António Domingues, o futuro presidente da Caixa Geral de Depósitos (CGD) que entrará em funções até ao final deste mês, vai acumular o salário que irá ganhar no banco do Estado com a pensão do BPI, visto ter pedido a reforma antecipada. Uma situação que não está a cair bem junto dos sindicatos do setor ouvidos pelo SOL. Apesar de reconhecerem que é legal, admitem que «do ponto de vista moral poderá ser questionável».
O gestor trabalhou 27 anos no banco liderado por Fernando Ulrich e a instituição financeira aceitou que o ex-vice-presidente antecipasse em seis meses a reforma. Para quem tem mais de 16 anos de serviço e mais de 60 anos o benefício será de 100% do vencimento mensal fixo do mês anterior à data do pedido da reforma. António Domingues completa 60 anos em dezembro, o que justifica o pedido de antecipação da reforma.
Para o presidente do sindicato dos trabalhadores da CGD, João Lopes, trata-se de «uma questão ética e moral no mínimo duvidosa», apesar de reconhecer que é uma prática comum na banca portuguesa. «Isso tem a ver com o país que somos e com a forma como tudo isso é gerido, é de facto uma situação no mínimo imoral, mas a moralidade da banca e dos banqueiros sempre foi muito duvidosa», critica.
O sindicalista lembra, no entanto, que este não é um caso inédito e dá como exemplo a situação de António Vieira Monteiro que é atualmente presidente do Santander Totta, e que também acumula o salário com a reforma que é paga pela CGD.
«António Monteiro reformou-se como diretor da Caixa no dia em que saiu da administração e no dia a seguir entrou no Santander. A única diferença é receber a reforma de um banco público e foi para a concorrência, agora é o contrário», refere.

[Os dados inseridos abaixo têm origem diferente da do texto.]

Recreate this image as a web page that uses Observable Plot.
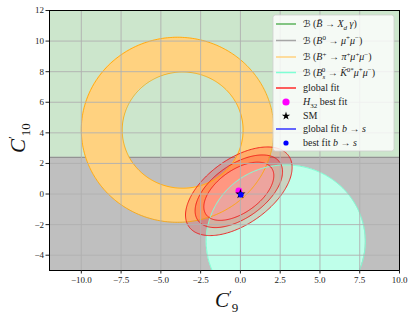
<!DOCTYPE html>
<html><head><meta charset="utf-8">
<script src="https://cdn.jsdelivr.net/npm/d3@7"></script>
<script src="https://cdn.jsdelivr.net/npm/@observablehq/plot@0.6"></script>
<style>body{margin:0;background:#fff} #chart{width:415px;height:317px}</style>
</head><body><div id="chart"></div>
<script>
// ---- values ----
const xDomain = [-12, 10];
const yDomain = [-5, 12];
const xTicks = [-10, -7.5, -5, -2.5, 0, 2.5, 5, 7.5, 10];
const yTicks = [-4, -2, 0, 2, 4, 6, 8, 10, 12];
const xdgBoundary = [2.4];              // C10' boundary between green / gray regions
const piOuter = [-3.95, 4.2, 6.05];     // B+ -> pi mu mu annulus outer circle: cx, cy, r
const piInner = [-3.63, 4.18, 3.8];     // inner circle
const kDisc = [2.85, -3.1, 5.0];        // Bs -> K* mu mu disc
const fitCenter = [-0.1, 0.18];
const fitSemiMajor = [3.9, 3.2, 2.56];
const fitSemiMinor = [2.1, 1.72, 1.38];
const fitAngleDeg = [37.4, 37.4, 37.4];
const h32Best = [{x: -0.1, y: 0.2}];
const smPoint = [{x: 0, y: 0}];
const bsBest = [{x: 0.03, y: -0.05}];
const legendRows = [
  {kind: "line", color: "#5cb35c", label: [["ℬ","cal"],[" (",""],["B\u0304","i"],[" → ",""],["X","i"],["d","isub"],[" γ","i"],[")",""]]},
  {kind: "line", color: "#a6a6a6", label: [["ℬ","cal"],[" (",""],["B","i"],["0","sup"],[" → ",""],["μ","i"],["+","sup"],["μ","i"],["−","sup"],[")",""]]},
  {kind: "line", color: "#ffd27f", label: [["ℬ","cal"],[" (",""],["B","i"],["+","sup"],[" → ",""],["π","i"],["+","sup"],["μ","i"],["+","sup"],["μ","i"],["−","sup"],[")",""]]},
  {kind: "line", color: "#7fffd4", label: [["ℬ","cal"],[" (",""],["B","i"],["s","isub"],["0","sup",-3.5],[" → ",""],["K\u0304","i"],["0*","sup"],["μ","i"],["+","sup"],["μ","i"],["−","sup"],[")",""]]},
  {kind: "line", color: "#ff2a2a", label: [["global fit",""]]},
  {kind: "dot", color: "magenta", label: [["H","i"],["32","sub"],[" best fit",""]]},
  {kind: "star", color: "black", label: [["SM",""]]},
  {kind: "line", color: "#3333ff", label: [["global fit ",""],["b","i"],[" → ",""],["s","i"]]},
  {kind: "dot", color: "blue", label: [["best fit ",""],["b","i"],[" → ",""],["s","i"]]}
];

// ---- geometry helpers (shapes built from the read parameters) ----
function circleSamples(cx, r, n) {
  const xs = [];
  for (let i = 0; i <= n; i++) xs.push(cx - r * Math.cos(Math.PI * i / n));
  return xs;
}
function annulusBands(outer, inner) {
  const [ox, oy, R] = outer, [ix, iy, r] = inner;
  const xs = circleSamples(ox, R, 360).concat(circleSamples(ix, r, 360)).sort((a, b) => a - b);
  const lower = [], upper = [];
  for (const x of xs) {
    const ho = Math.sqrt(Math.max(0, R * R - (x - ox) ** 2));
    const top = oy + ho, bot = oy - ho;
    const d = x - ix, inside = Math.abs(d) <= r;
    const hi = inside ? Math.sqrt(Math.max(0, r * r - d * d)) : 0;
    lower.push({x, y1: bot, y2: inside ? iy - hi : top});
    upper.push({x, y1: inside ? iy + hi : top, y2: top});
  }
  return {lower, upper};
}
function discBand(c) {
  const [cx, cy, r] = c;
  return circleSamples(cx, r, 400).map(x => {
    const h = Math.sqrt(Math.max(0, r * r - (x - cx) ** 2));
    return {x, y1: cy - h, y2: cy + h};
  });
}
function circleRing(c, n = 360) {
  const [cx, cy, r] = c;
  return d3.range(n).map(i => ({x: cx + r * Math.cos(2 * Math.PI * i / n), y: cy + r * Math.sin(2 * Math.PI * i / n)}));
}
function ellipseRing(k, n = 240) {
  const a = fitSemiMajor[k], b = fitSemiMinor[k], t = fitAngleDeg[k] * Math.PI / 180;
  return d3.range(n).map(i => {
    const u = 2 * Math.PI * i / n;
    const ex = a * Math.cos(u), ey = b * Math.sin(u);
    return {x: fitCenter[0] + ex * Math.cos(t) - ey * Math.sin(t), y: fitCenter[1] + ex * Math.sin(t) + ey * Math.cos(t), k};
  });
}
const ann = annulusBands(piOuter, piInner);
const kBand = discBand(kDisc);
const fitFills = ["red", "red", "#ff9c9c"];
const fitOpac = [0.17, 0.17, 0.6];
const fmtX = d => (d < 0 ? "\u2212" : "") + Math.abs(d).toFixed(1);
const fmtY = d => (d < 0 ? "\u2212" : "") + Math.abs(d);

const plot = Plot.plot({
  width: 415, height: 317,
  marginLeft: 49, marginRight: 16, marginTop: 10, marginBottom: 47,
  x: {domain: xDomain},
  y: {domain: yDomain},
  style: {fontFamily: "Liberation Serif, DejaVu Serif, serif", fontSize: "9px", background: "white", color: "#222"},
  marks: [
    Plot.rect([0], {x1: () => xDomain[0], x2: () => xDomain[1], y1: () => xdgBoundary[0], y2: () => yDomain[1], fill: "#008000", fillOpacity: 0.2}),
    Plot.rect([0], {x1: () => xDomain[0], x2: () => xDomain[1], y1: () => yDomain[0], y2: () => xdgBoundary[0], fill: "#808080", fillOpacity: 0.5}),
    Plot.ruleY(xdgBoundary, {stroke: "#8a8a8a", strokeWidth: 1}),
    Plot.areaY(ann.lower, {x: "x", y1: "y1", y2: "y2", fill: "#ffd280", clip: true}),
    Plot.areaY(ann.upper, {x: "x", y1: "y1", y2: "y2", fill: "#ffd280", clip: true}),
    Plot.areaY(kBand, {x: "x", y1: "y1", y2: "y2", fill: "#bfffea", clip: true}),
    ...[0, 1, 2].map(k => Plot.line(ellipseRing(k), {x: "x", y: "y", curve: "linear-closed", fill: fitFills[k], fillOpacity: fitOpac[k], stroke: "none", clip: true})),
    Plot.line(circleRing(piOuter), {x: "x", y: "y", curve: "linear-closed", stroke: "#ffa500", strokeWidth: 1, strokeOpacity: 0.85, clip: true}),
    Plot.line(circleRing(piInner), {x: "x", y: "y", curve: "linear-closed", stroke: "#ffa500", strokeWidth: 1, strokeOpacity: 0.85, clip: true}),
    Plot.line(circleRing(kDisc), {x: "x", y: "y", curve: "linear-closed", stroke: "#7fffd4", strokeWidth: 1, clip: true}),
    ...[0, 1, 2].map(k => Plot.line(ellipseRing(k), {x: "x", y: "y", curve: "linear-closed", stroke: "#ee1111", strokeWidth: 1, strokeOpacity: 0.85, clip: true})),
    Plot.gridX(xTicks, {stroke: "#b0b0b0", strokeOpacity: 0.9, strokeWidth: 1}),
    Plot.gridY(yTicks, {stroke: "#b0b0b0", strokeOpacity: 0.9, strokeWidth: 1}),
    Plot.dot(h32Best, {x: "x", y: "y", r: 3.4, fill: "magenta", stroke: "none"}),
    Plot.dot(smPoint, {x: "x", y: "y", r: 3.2, symbol: "star", fill: "black", stroke: "none"}),
    Plot.dot(bsBest, {x: "x", y: "y", r: 2.8, fill: "blue", stroke: "none"}),
    Plot.frame({stroke: "black", strokeWidth: 1}),
    Plot.axisX(xTicks, {tickSize: 3.5, tickPadding: 3, tickFormat: fmtX, label: null, fontSize: 9}),
    Plot.axisY(yTicks, {tickSize: 3.5, tickPadding: 2, tickFormat: fmtY, label: null, fontSize: 9})
  ]
});
document.getElementById("chart").appendChild(plot);

// ---- rich text helper ----
function rich(sel, segs, size) {
  let shift = 0;
  for (const [t, st, dx] of segs) {
    const ts = sel.append("tspan").text(t);
    let target = 0;
    if (st.includes("sub")) target = 0.3 * size;
    if (st.includes("sup")) target = -0.38 * size;
    if (target !== shift) { ts.attr("dy", target - shift); shift = target; }
    if (dx) ts.attr("dx", dx);
    if (st.startsWith("i")) ts.attr("font-style", "italic");
    if (st === "cal") ts.attr("font-family", "DejaVu Sans, DejaVu Serif").attr("font-size", size * 0.95);
    if (st.includes("sub") || st.includes("sup")) ts.attr("font-size", size * 0.7);
  }
}
const svg = d3.select(plot);
const font = "Liberation Serif, DejaVu Serif, serif";
// legend
const lg = svg.append("g").attr("font-family", font).attr("font-size", 10).attr("fill", "#222").attr("text-anchor", "start");
lg.append("rect").attr("x", 273).attr("y", 15).attr("width", 121).attr("height", 136).attr("rx", 2.5)
  .attr("fill", "white").attr("fill-opacity", 0.8).attr("stroke", "#d0d0d0").attr("stroke-opacity", 0.8);
const rowY = [24, 40.5, 57, 72.5, 88, 102, 116, 129, 143];
legendRows.forEach((row, i) => {
  const y = rowY[i];
  if (row.kind === "line") lg.append("line").attr("x1", 276).attr("x2", 296).attr("y1", y).attr("y2", y).attr("stroke", row.color).attr("stroke-width", 1.5);
  else if (row.kind === "dot") lg.append("circle").attr("cx", 286).attr("cy", y).attr("r", row.color === "magenta" ? 3.6 : 2.6).attr("fill", row.color);
  else lg.append("path").attr("d", d3.symbol(d3.symbolStar, 22)()).attr("transform", `translate(286,${y})`).attr("fill", row.color);
  const t = lg.append("text").attr("x", 303).attr("y", y + 3.4).attr("text-anchor", "start");
  rich(t, row.label, 10);
});
// axis labels
const xl = svg.append("text").attr("x", 215).attr("y", 307).attr("text-anchor", "start").attr("font-family", font).attr("font-size", 21).attr("fill", "#111");
xl.append("tspan").attr("font-style", "italic").text("C");
xl.append("tspan").attr("font-size", 13).attr("dy", -8).text("\u2032");
xl.append("tspan").attr("font-size", 13).attr("dx", 0).attr("dy", 13).text("9");
const yl = svg.append("text").attr("transform", "translate(25,153) rotate(-90)").attr("text-anchor", "start").attr("font-family", font).attr("font-size", 21).attr("fill", "#111");
yl.append("tspan").attr("font-style", "italic").text("C");
yl.append("tspan").attr("font-size", 13).attr("dy", -8).text("\u2032");
yl.append("tspan").attr("font-size", 13).attr("dx", 0).attr("dy", 13).text("10");
</script></body></html>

Ainda assim, o presidente do Sindicato dos Bancários Sul e Ilhas, Rui Riso, lembra que o fundo de pensões do BPI é privado, que funciona como uma espécie de Plano Poupança Reforma (PPR), além de não afetar as contas públicas. «Outra questão é saber se é muito dinheiro ou pouco dinheiro, se deve ou não deve receber esse valor. Podemos achar que é muito dinheiro e que é imoral, mas quem está a pagar esse fundo de pensões», salienta.
Salário deixa de ter limite
Mas a polémica em torno de António Domingues não termina aqui. Os novos gestores da CGD vão ter salários mais altos, depois de o Governo ter aprovado o fim do Estatuto de Gestor Público para a CGD.
Na altura em que a medida foi aprovada, tanto António Costa como Mário Centeno justificaram esta decisão com a necessidade dos órgãos sociais da CGD terem um tratamento em termos de remunerações e carreiras idêntico ao que vigora no setor privado.
A verdade é que este argumento não parece convencer o presidente da República. Marcelo Rebelo de Sousa promulgou, esta quinta-feira, o fim de tetos salariais, mas com algumas reservas e deixa um aviso claro: a equipa de António Domingues terá de justificar os aumentos com resultados positivos.
«Vencimentos mais elevados implicam acrescida responsabilidade pelos resultados», afirmou Marcelo Rebelo de Sousa na nota que acompanhou a promulgação das alterações ao estatuto do gestor público. E sublinha que o fim dos tetos salariais no banco foi apresentado pelo Governo como necessário para a entrada de funções de nova administração no final deste mês.
O que é certo é que o presidente tem demorado entre cinco e dez dias a promulgar os diplomas que chegam a Belém, mas no caso dos tetos salariais da CGD, Marcelo tinha a iniciativa do Executivo em análise há vinte dias.
O Estatuto do Gestor Público prevê que o salário de qualquer gestor não pode ser superior ao do primeiro-ministro, no entanto, estão previstas exceções quando se tratam, por exemplo, de empresas de serviços financeiros (como é o caso da CGD) ou quando a gestão está em comissão de serviço, onde o salário é equivalente à média dos últimos três anos.
A alteração na CGD vai ao encontro das recomendações do Banco Central Europeu (BCE), que considera que não deve haver diferença entre os salários dos diferentes administradores da Caixa e que deve ser eliminado o teto salarial.